Brief> Check every line of the entries below for the word "matplotlib", and copy the ones that have it.

>> BEGIN

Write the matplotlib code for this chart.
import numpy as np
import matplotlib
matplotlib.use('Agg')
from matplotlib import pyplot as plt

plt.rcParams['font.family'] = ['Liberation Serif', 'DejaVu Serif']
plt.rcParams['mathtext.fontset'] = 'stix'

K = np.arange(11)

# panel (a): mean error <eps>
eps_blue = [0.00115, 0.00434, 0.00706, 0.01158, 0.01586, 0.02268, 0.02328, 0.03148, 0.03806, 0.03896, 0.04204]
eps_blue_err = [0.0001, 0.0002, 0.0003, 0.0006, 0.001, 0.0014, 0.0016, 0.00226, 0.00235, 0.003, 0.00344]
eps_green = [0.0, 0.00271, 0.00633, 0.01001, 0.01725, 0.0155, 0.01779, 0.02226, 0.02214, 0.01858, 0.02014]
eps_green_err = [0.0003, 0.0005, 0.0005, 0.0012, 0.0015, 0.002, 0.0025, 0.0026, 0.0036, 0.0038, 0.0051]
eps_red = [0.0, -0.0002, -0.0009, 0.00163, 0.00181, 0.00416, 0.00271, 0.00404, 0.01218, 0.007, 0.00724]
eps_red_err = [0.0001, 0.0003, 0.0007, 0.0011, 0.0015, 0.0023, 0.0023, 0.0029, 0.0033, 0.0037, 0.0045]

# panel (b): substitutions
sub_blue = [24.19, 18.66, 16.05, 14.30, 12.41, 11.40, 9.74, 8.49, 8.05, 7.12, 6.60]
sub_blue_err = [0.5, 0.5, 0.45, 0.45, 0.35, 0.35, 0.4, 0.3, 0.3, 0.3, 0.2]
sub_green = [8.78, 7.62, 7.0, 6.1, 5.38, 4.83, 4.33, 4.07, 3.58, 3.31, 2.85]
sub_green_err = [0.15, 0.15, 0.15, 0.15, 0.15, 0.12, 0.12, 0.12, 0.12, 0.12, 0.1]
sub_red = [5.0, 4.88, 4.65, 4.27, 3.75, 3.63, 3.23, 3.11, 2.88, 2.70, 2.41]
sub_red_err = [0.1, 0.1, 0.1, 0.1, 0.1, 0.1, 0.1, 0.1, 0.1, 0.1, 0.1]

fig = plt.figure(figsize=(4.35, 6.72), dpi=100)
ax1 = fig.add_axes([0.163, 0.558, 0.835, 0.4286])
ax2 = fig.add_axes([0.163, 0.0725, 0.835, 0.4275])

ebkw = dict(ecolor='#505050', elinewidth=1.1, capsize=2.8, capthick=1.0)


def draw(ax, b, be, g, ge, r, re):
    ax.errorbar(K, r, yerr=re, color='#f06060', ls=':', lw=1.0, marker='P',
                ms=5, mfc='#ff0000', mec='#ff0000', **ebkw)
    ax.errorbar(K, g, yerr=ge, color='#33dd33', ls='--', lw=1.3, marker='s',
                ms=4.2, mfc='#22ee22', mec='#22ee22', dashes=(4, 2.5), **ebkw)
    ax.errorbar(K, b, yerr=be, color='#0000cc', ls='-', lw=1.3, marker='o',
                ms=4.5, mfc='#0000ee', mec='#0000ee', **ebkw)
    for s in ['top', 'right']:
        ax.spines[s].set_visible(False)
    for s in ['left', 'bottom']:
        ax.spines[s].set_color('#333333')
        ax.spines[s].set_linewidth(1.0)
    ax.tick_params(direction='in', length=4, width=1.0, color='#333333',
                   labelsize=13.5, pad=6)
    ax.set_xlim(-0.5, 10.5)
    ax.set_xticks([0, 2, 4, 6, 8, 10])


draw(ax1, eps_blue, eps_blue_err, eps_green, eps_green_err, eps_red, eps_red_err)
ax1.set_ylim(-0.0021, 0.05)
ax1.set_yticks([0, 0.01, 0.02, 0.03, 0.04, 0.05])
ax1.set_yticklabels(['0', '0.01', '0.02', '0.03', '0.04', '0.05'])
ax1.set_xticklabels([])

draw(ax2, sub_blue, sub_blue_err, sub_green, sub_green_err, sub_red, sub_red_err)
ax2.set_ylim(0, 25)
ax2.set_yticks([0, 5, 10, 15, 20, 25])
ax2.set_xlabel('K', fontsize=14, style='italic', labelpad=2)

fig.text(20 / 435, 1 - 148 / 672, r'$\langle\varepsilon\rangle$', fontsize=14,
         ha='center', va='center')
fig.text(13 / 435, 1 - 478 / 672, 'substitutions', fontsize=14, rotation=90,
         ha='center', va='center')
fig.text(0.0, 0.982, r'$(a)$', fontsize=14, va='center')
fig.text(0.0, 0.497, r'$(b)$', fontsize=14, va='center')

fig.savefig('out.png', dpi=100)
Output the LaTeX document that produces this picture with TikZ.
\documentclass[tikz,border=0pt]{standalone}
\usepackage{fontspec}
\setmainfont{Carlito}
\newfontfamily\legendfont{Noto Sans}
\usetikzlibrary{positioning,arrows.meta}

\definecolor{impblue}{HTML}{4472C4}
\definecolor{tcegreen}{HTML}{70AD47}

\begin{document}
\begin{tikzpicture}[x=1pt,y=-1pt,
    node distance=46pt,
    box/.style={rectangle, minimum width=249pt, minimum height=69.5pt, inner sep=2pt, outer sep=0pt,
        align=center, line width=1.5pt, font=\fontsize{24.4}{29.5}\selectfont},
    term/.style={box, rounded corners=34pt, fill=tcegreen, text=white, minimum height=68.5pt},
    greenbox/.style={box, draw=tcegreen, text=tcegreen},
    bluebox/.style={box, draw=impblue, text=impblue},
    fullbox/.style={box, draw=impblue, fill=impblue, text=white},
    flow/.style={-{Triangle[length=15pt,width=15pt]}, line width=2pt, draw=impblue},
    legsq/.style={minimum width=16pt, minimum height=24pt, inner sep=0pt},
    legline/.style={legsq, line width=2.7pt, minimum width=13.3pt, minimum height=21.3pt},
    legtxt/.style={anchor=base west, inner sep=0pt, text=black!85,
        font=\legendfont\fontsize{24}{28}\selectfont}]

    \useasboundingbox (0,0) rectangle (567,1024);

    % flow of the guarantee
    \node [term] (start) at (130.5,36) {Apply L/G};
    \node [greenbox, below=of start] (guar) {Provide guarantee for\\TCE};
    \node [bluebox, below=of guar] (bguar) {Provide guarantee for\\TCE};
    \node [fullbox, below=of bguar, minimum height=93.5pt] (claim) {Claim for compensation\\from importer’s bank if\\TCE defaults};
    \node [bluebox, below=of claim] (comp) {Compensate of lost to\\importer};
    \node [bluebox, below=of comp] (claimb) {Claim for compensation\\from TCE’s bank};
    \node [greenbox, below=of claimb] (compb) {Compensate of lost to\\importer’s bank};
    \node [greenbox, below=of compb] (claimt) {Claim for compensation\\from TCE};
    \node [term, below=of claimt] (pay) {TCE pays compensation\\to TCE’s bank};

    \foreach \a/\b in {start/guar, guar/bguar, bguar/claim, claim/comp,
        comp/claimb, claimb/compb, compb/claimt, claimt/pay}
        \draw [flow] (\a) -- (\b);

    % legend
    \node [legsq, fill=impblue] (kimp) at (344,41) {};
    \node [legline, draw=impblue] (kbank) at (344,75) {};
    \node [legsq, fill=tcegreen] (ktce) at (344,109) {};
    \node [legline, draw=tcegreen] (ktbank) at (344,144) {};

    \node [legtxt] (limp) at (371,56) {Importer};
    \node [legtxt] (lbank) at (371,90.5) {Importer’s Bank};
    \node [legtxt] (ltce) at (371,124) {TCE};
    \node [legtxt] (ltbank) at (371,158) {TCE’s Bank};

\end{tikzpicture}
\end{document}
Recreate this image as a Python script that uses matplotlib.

>> END

Worked answer>
Write the matplotlib code for this chart.
import matplotlib
matplotlib.use('Agg')
from matplotlib import pyplot as plt
Recreate this image as a Python script that uses matplotlib.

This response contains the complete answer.